__Prompt__
Begin with the first line below and retype each line exactly through the line containing "region_label_m = [12.76, 12.76, 12.78, 11.52]". Any pictures are to be left out.

__Dataset excerpt__
◇ ◇ ◇ ◇
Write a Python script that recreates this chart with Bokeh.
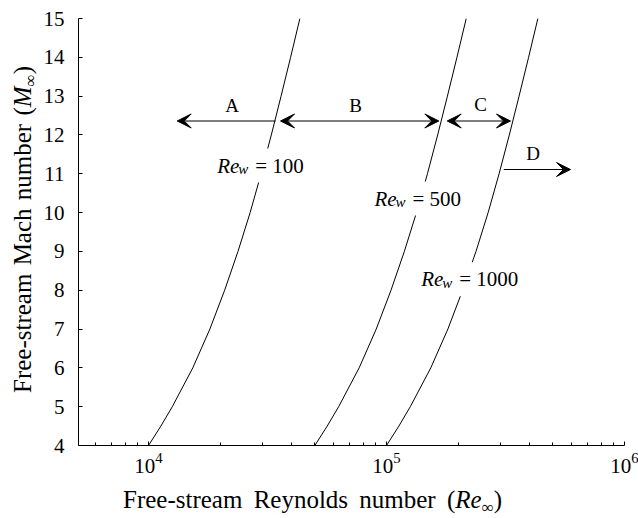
import math
from bokeh.plotting import figure
from bokeh.models import Range1d, FixedTicker, Label, Arrow, VeeHead, Div
from bokeh.layouts import row, column
from bokeh.embed import file_html
from bokeh.resources import INLINE

# ---------------- data ----------------
mach = [4, 4.5, 5, 6, 7, 8, 9, 10, 11, 12, 13, 14, 15]
re_inf_w100 = [10000, 11270, 12590, 15350, 18110, 20890, 23770, 26730, 29720, 32810, 36060, 39540, 43250]
re_inf_w500 = [50000, 56350, 62950, 76750, 90550, 104450, 118850, 133650, 148600, 164050, 180300, 197700, 216250]
re_inf_w1000 = [100000, 112700, 125900, 153500, 181100, 208900, 237700, 267300, 297200, 328100, 360600, 395400, 432500]

curve_names = ["100", "500", "1000"]
curve_label_x = [19440, 89040, 139900]
curve_label_m = [11.21, 10.36, 8.28]

region_names = ["A", "B", "C", "D"]
region_label_x = [22480, 74070, 248300, 413400]
region_label_m = [12.76, 12.76, 12.78, 11.52]

arrow_x_start = [34180, 35860, 179900, 311000]
arrow_x_end = [13200, 165900, 331900, 593000]
arrow_m = [12.36, 12.36, 12.36, 11.11]
arrow_head_start = [False, True, True, False]
arrow_head_end = [True, True, True, True]

x_major = [1e4, 1e5, 1e6]
x_minor = [6e3, 7e3, 8e3, 9e3,
           2e4, 3e4, 4e4, 5e4, 6e4, 7e4, 8e4, 9e4,
           2e5, 3e5, 4e5, 5e5, 6e5, 7e5, 8e5, 9e5]
y_major = list(range(4, 16))

x_title = "Free-stream Reynolds number ("
x_title_sym = "Re"
y_title = "Free-stream Mach number ("
y_title_sym = "M"

SERIF = "Liberation Serif"

p = figure(width=600, height=488, x_axis_type="log",
           x_range=Range1d(5080, 1e6), y_range=Range1d(4, 15),
           output_backend="svg", toolbar_location=None,
           min_border_left=40, min_border_right=14,
           min_border_top=18, min_border_bottom=43, margin=0)
p.outline_line_color = None
p.grid.visible = False
p.background_fill_color = "white"
p.border_fill_color = "white"

for ax in (p.xaxis[0], p.yaxis[0]):
    ax.axis_line_color = "black"
    ax.axis_line_width = 1
    ax.major_tick_line_color = "black"
    ax.minor_tick_line_color = "black"
    ax.major_tick_out = 0
    ax.minor_tick_out = 0
    ax.major_label_text_font = SERIF
    ax.major_label_text_font_size = "21px"
    ax.major_label_text_color = "black"

p.xaxis.ticker = FixedTicker(ticks=x_major, minor_ticks=x_minor)
p.xaxis.major_tick_in = 4
p.xaxis.minor_tick_in = 3
p.xaxis.major_label_standoff = 7

p.yaxis.ticker = FixedTicker(ticks=y_major)
p.yaxis.major_tick_in = 4
p.yaxis.minor_tick_line_color = None
p.yaxis.major_label_standoff = 14

for re_vals in (re_inf_w100, re_inf_w500, re_inf_w1000):
    p.line(re_vals, mach, line_color="black", line_width=1)

# Re_w labels (white box masks the curve)
for name, lx, lm in zip(curve_names, curve_label_x, curve_label_m):
    p.add_layout(Label(x=lx, y=lm, x_offset=33, text="= " + name,
                       text_font=SERIF, text_font_size="21px", text_color="black",
                       text_baseline="alphabetic", text_align="left",
                       background_fill_color="white", background_fill_alpha=1.0,
                       padding=5))
    p.add_layout(Label(x=lx, y=lm, text="Re", text_font=SERIF, text_font_size="21px",
                       text_font_style="italic", text_color="black",
                       text_baseline="alphabetic", text_align="left"))
    p.add_layout(Label(x=lx, y=lm, x_offset=21, y_offset=-3.5, text="w",
                       text_font=SERIF, text_font_size="15px",
                       text_font_style="italic", text_color="black",
                       text_baseline="alphabetic", text_align="left"))

for xs, xe, m, hs, he in zip(arrow_x_start, arrow_x_end, arrow_m, arrow_head_start, arrow_head_end):
    p.add_layout(Arrow(x_start=xs, y_start=m, x_end=xe, y_end=m,
                       line_color="black", line_width=1.2,
                       start=VeeHead(size=14, fill_color="black", line_color="black", line_width=1) if hs else None,
                       end=VeeHead(size=14, fill_color="black", line_color="black", line_width=1) if he else None))

for name, lx, lm in zip(region_names, region_label_x, region_label_m):
    p.add_layout(Label(x=lx, y=lm, text=name, text_font=SERIF, text_font_size="19px",
                       text_color="black", text_align="center", text_baseline="middle"))

font_css = "font-family:'Liberation Serif',serif;font-size:25px;color:black;line-height:25px;white-space:nowrap;"
sub_css = "font-size:17px;position:relative;top:5px;"

x_html = (
    '<div style="position:relative;width:600px;height:30px;">'
    f'<div style="position:absolute;left:85px;top:-1px;{font_css}word-spacing:5px;">'
    f'{x_title}<i>{x_title_sym}</i><span style="{sub_css}">∞</span>)</div></div>'
)
y_html = (
    '<div style="position:relative;width:38px;height:518px;">'
    f'<div style="position:absolute;left:10px;top:393px;transform-origin:0 0;'
    f'transform:rotate(-90deg);{font_css}word-spacing:2px;">'
    f'{y_title}<i>{y_title_sym}</i><span style="{sub_css}">∞</span>)</div></div>'
)

xdiv = Div(text=x_html, width=600, height=30, margin=0)
ydiv = Div(text=y_html, width=38, height=518, margin=0)

layout = row(ydiv, column(p, xdiv, spacing=0, margin=0), spacing=0, margin=0)

open("out.html", "w").write(file_html(layout, INLINE))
◇ ◇ ◇ ◇
__Answer__
Write a Python script that recreates this chart with Bokeh.
import math
from bokeh.plotting import figure
from bokeh.models import Range1d, FixedTicker, Label, Arrow, VeeHead, Div
from bokeh.layouts import row, column
from bokeh.embed import file_html
from bokeh.resources import INLINE

# ---------------- data ----------------
mach = [4, 4.5, 5, 6, 7, 8, 9, 10, 11, 12, 13, 14, 15]
re_inf_w100 = [10000, 11270, 12590, 15350, 18110, 20890, 23770, 26730, 29720, 32810, 36060, 39540, 43250]
re_inf_w500 = [50000, 56350, 62950, 76750, 90550, 104450, 118850, 133650, 148600, 164050, 180300, 197700, 216250]
re_inf_w1000 = [100000, 112700, 125900, 153500, 181100, 208900, 237700, 267300, 297200, 328100, 360600, 395400, 432500]

curve_names = ["100", "500", "1000"]
curve_label_x = [19440, 89040, 139900]
curve_label_m = [11.21, 10.36, 8.28]

region_names = ["A", "B", "C", "D"]
region_label_x = [22480, 74070, 248300, 413400]
region_label_m = [12.76, 12.76, 12.78, 11.52]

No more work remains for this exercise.